The easiest path to using what I’ve pasted is to remove the lines that start with - and add the lines that start with +. The lines that start with @@ tell you what line number in the file the changes are close to.
The better solution is to use the patch command line utility. Copy my text into a file called gps.patch and put it at the root directory of your repo, and issue git patch apply or something like that. If it “just works” you should see a git status change that amounts to the changes above, it should look very similar. I made these changes against the latest 4.3 branch, your mileage may vary. Essentially, I enable some debug output for the driver, and then in the check where the gps yaw “might” be used, I add debug output that says why it wasn’t used.
that would have been nice to know before I started
I can still use the two boards as two separate receivers, so I may do that if that typically has more success.
i’m testing in the middle of field with very good view of the sky. as optimal conditions as I can get (far better than these receivers typically need when not setup for heading).
and i have the receivers rigidly mounted and their position down to the millimetre, so that its also unlikely.

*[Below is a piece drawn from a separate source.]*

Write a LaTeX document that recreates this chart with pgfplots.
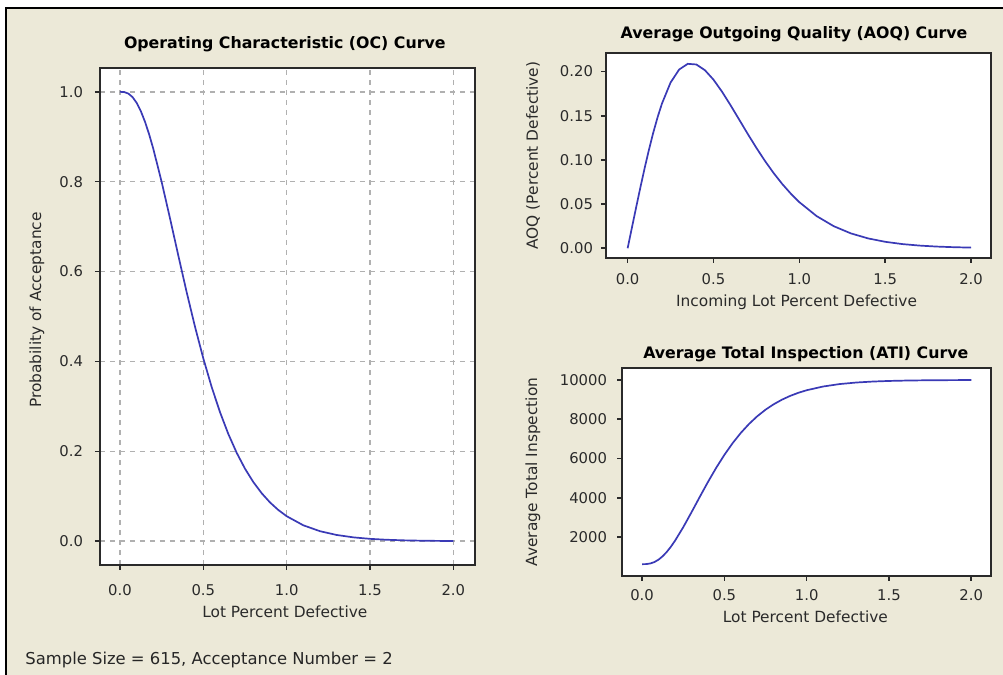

which does leave me as the failure point, which would seem the most likely option. I’ve been though the setup enough times and I’ve sent ardusimple videos and photos of the entire setup procedure and they’ve yet to point out anything that was done incorrectly, so I have no idea how or where ive gone wrong.
unless ardusimple come back with some magic bullet, I’ll give it a go as two separate units and try from there.